If you have a right to live the in the UK, your family may join you in the UK.
If you are a student, only your spouse, civil partner or dependent children are entitled to a right of residence.
Other relatives (including extended family members such as brothers, sisters and cousins) do not have an automatic right to live in the UK. To be considered, the extended family member must be able to demonstrate that they are dependent on you.
Family Members who are not EEA or Swiss Nationals
If your family members are not EEA or Swiss nationals and they are coming to live with you permanently or on a long-term basis, they will need to apply for an EEA family permit before coming to the UK. The EEA family permit is similar to a visa and is issued by visa services. Your family members should apply for an EEA family permit at their nearest British diplomatic post.
You and your family members can:
-Accept offers of work;
-Work (whether as an employee or in self-employment);
-Set up a business;
-Manage a company; or
-Set up a local branch of a company.
If you are a Czech, Estonian, Hungarian, Latvian, Lithuanian, Polish, Slovakian or Slovenian national, you will need to register under the Worker Registration Scheme when you take work in the UK.
If you are a national of Bulgaria or Romania, you may not work until UKBA has given you permission.
Registration certificates, residence cards and family member residence stamps:
A registration certificate is a document, issued to EEA nationals, that confirms the holder’s right of residence under European law. You do not need a registration certificate to enter, live or work in the UK.
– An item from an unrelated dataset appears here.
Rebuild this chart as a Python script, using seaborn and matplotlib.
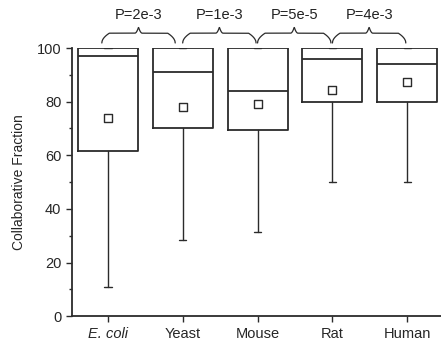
import numpy as np
import pandas as pd
import matplotlib
matplotlib.use("Agg")
import matplotlib.pyplot as plt
import seaborn as sns
from matplotlib.ticker import MultipleLocator

sns.set_style("ticks")
plt.rcParams['font.family'] = ['Liberation Sans', 'DejaVu Sans']

# data
species = ['E. coli', 'Yeast', 'Mouse', 'Rat', 'Human']
whisker_low = [11, 28.5, 31.5, 50, 50]
q1 = [61.5, 70, 69.5, 80, 80]
median = [97, 91, 84, 96, 94]
q3 = [100, 100, 100, 100, 100]
whisker_high = [100, 100, 100, 100, 100]
means = [74, 78, 79, 84.5, 87.5]
p_labels = ['P=2e-3', 'P=1e-3', 'P=5e-5', 'P=4e-3']

dark = '#2b2b2b'

fig = plt.figure(figsize=(4.41, 3.41), dpi=100)
ax = fig.add_axes([0.163, 0.073, 0.837, 0.786])

stats = []
for i, name in enumerate(species):
    stats.append({'label': name, 'whislo': whisker_low[i], 'q1': q1[i], 'med': median[i],
                  'q3': q3[i], 'whishi': whisker_high[i], 'mean': means[i]})

pos = np.arange(len(species))
ax.bxp(stats, positions=pos, widths=0.8, showmeans=False, showfliers=False,
       capwidths=0.1,
       boxprops=dict(color=dark, linewidth=1.3),
       medianprops=dict(color=dark, linewidth=1.3),
       whiskerprops=dict(color=dark, linewidth=1.0),
       capprops=dict(color=dark, linewidth=1.0))

df = pd.DataFrame({'x': pos, 'mean': means})
sns.scatterplot(data=df, x='x', y='mean', marker='s', s=36, facecolor='white',
                edgecolor=dark, linewidth=1.0, ax=ax, zorder=3)

# curly brackets with p-values between neighbours
def brace(ax, x0, x1, y, h):
    t = np.linspace(0, 1, 300)
    xs = x0 + (x1 - x0) * t
    half = np.where(t < 0.5, t * 2, (1 - t) * 2)
    r = 0.1 / (x1 - x0)
    ys = y + h * (0.62 * np.clip(np.minimum(t, 1 - t) / r, 0, 1) ** 0.5
                  + 0.38 * np.clip((half - 1 + r) / r, 0, 1) ** 2)
    ax.plot(xs, ys, color=dark, lw=0.9, clip_on=False)

for i, lab in enumerate(p_labels):
    x0 = i - 0.08 if i == 0 else i
    x1 = i + 1 - 0.1 if i == 0 else i + 1 - 0.02
    brace(ax, x0, x1, 101.9, 5.9)
    ax.text((x0 + x1) / 2, 112.3, lab, ha='center', va='center', fontsize=10.5,
            color='#222222', clip_on=False)

ax.set_xlim(-0.48, 4.45)
ax.set_ylim(0, 100)
ax.set_xticks(pos)
ax.set_xticklabels(species, fontsize=10.5)
ax.get_xticklabels()[0].set_style('italic')
ax.yaxis.set_major_locator(MultipleLocator(20))
ax.yaxis.set_minor_locator(MultipleLocator(10))
ax.tick_params(axis='y', labelsize=10.5, length=4, width=1.0, color=dark)
ax.tick_params(axis='y', which='minor', length=2.5, width=1.0, color=dark)
ax.tick_params(axis='x', length=4, width=1.0, color=dark)
ax.set_ylabel('Collaborative Fraction', fontsize=10, labelpad=8)
ax.set_xlabel('')
sns.despine(ax=ax)
for s in ['left', 'bottom']:
    ax.spines[s].set_linewidth(1.3)
    ax.spines[s].set_color(dark)

fig.savefig('out.png', dpi=100)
Residence cards are issued to EEA nationals’ family members who are not EEA nationals themselves. The card confirms the holder’s right of residence under European law.
If the EEA national is from Bulgaria, the Czech Republic, Estonia, Hungary, Latvia, Lithuania, Poland, Romania, Slovakia or Slovenia, their non-EEA family members cannot apply for a residence card until the EEA national has completed 12 months’ continuous employment in the UK. Until that time, each non-EEA national family member can apply for a family member residence stamp to confirm their right of residence under European law.
After you have lived in the UK for a continuous period of five years, you can apply for confirmation of permanent residence.
If you are a Swiss national or Swiss company that conducts business in the UK, you may send employees to work for you in the UK for up to 90 days without needing to apply for a work permit. Those employees must have been working for you in Switzerland or in an EEA member state for a reasonable period of time. If your employees are not EEA or Swiss nationals, they will need to apply for posted workers authorisation.
You do not have to work while you are living in the UK. But if you do not work, you must be able to support yourself and your family in the UK without becoming an unreasonable burden on public funds.